Steve Fuller (born 1959, New York City) is Professor of Sociology at the University of Warwick, England, UK.
He is most closely associated with the research program of social epistemology. Originally trained in the history and philosophy of science (Ph.D., 1985, University of Pittsburgh), he is the founder of the research program of social epistemology. It is the name of a quarterly journal he founded with Taylor & Francis in 1987, as well as the first of his books: Social Epistemology (Indiana University Press, 1988), Philosophy of Science and Its Discontents, 2nd edn. (Guilford Press, 1993), Philosophy, Rhetoric and the End of Knowledge (University of Wisconsin Press, 1993), Science (Open University Press and University of Minnesota Press, 1997; translated into Japanese, 2000), The Governance of Science: Ideology and the Future of the Open Society (Open University Press, 2000), Thomas Kuhn: A Philosophical History for Our Times (University of Chicago Press, 2000; Japanese translation in process). His latest book is Knowledge Management Foundations (Butterworth-Heinemann, 2002).
Fuller has organized two global cyberconferences for the UK's Economic and Social Research Council: one on public understanding of science (1998), and another on peer review in the social sciences (1999). He has spoken in over 25 countries, often keynoting professional academic conferences, and has been a Fellow of the Royal Society of Arts since 1995. He sits on the advisory board of the Knowledge Management Consortium International and has sat on the Council of the Society for Social Studies of Science. He is currently working on three books: one on the Kuhn-Popper debate in the philosophy of science (Icon Books UK and Columbia University Press), one on the philosophical foundations of science and technology studies (Routledge), and one on the prospects for sociology in the 21st century (Sage).

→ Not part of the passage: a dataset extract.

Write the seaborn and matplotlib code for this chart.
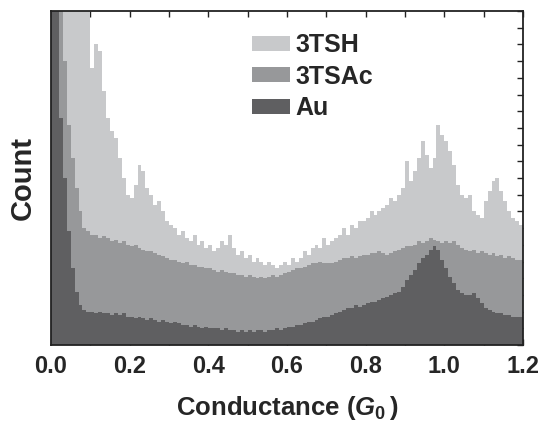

Since coming to Warwick in 1999, he has supervised several Ph.D. students, taught on the Doctoral Training Programme and the MA in Social Research. He has been convenor of the MA in Philosophy and Social Theory. At the undergraduate level, he teaches the social theory of law, sociology of science and occasionally sociological imagination and investigation. He welcomes students working in the sociology of knowledge, history, philosophy and sociology of science, and normative issues relating to recent developments on the impact of science and technology on the political order.